Ratusan kiai dan pengurus pondok pesantren (ponpes) sepakat untuk mendukung pasangan capres-cawapres Pilpres 2019. Dari siaran pers, sebanyak 400 kiai dan pengasuh ponpes yang berasal dari seluruh Indonesia itu menggelar acara silahturahmi di Ponpes Asshiddiqiyah, Kedoya, Jakarta Barat, Sabtu (Antaranews.com, 15/09/2018). Sementara itu, Ijtima Ulama II secara resmi juga menyatakan dukungan kepada bakal calon presiden-wakil presidennya di Hotel Grand Cempaka, Jakarta (Republika.co.id,16/09/2018).

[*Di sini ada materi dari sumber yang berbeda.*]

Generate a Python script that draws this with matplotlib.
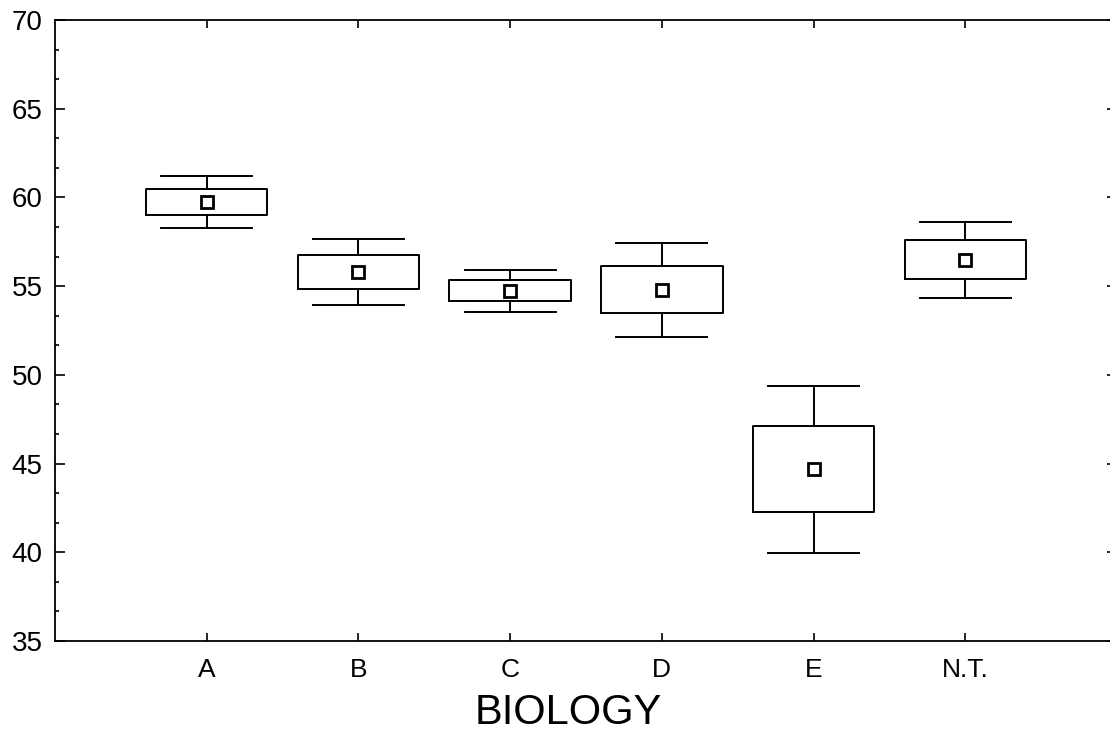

Islam merupakan agama spiritual dan politik (ideologi). Islam diberikan Allah SWT kepada kita, berupa akidah yang diyakini sekaligus aturan dan hukum yang mampu memecahkan berbagai problem kehidupan. Islam memiliki aturan komperehensif. Islam mencakup tatanan kehidupan berbangsa dan bernegara, mengatur masalah sosial, ekonomi, politik, kebudayaan, dan sebagainya.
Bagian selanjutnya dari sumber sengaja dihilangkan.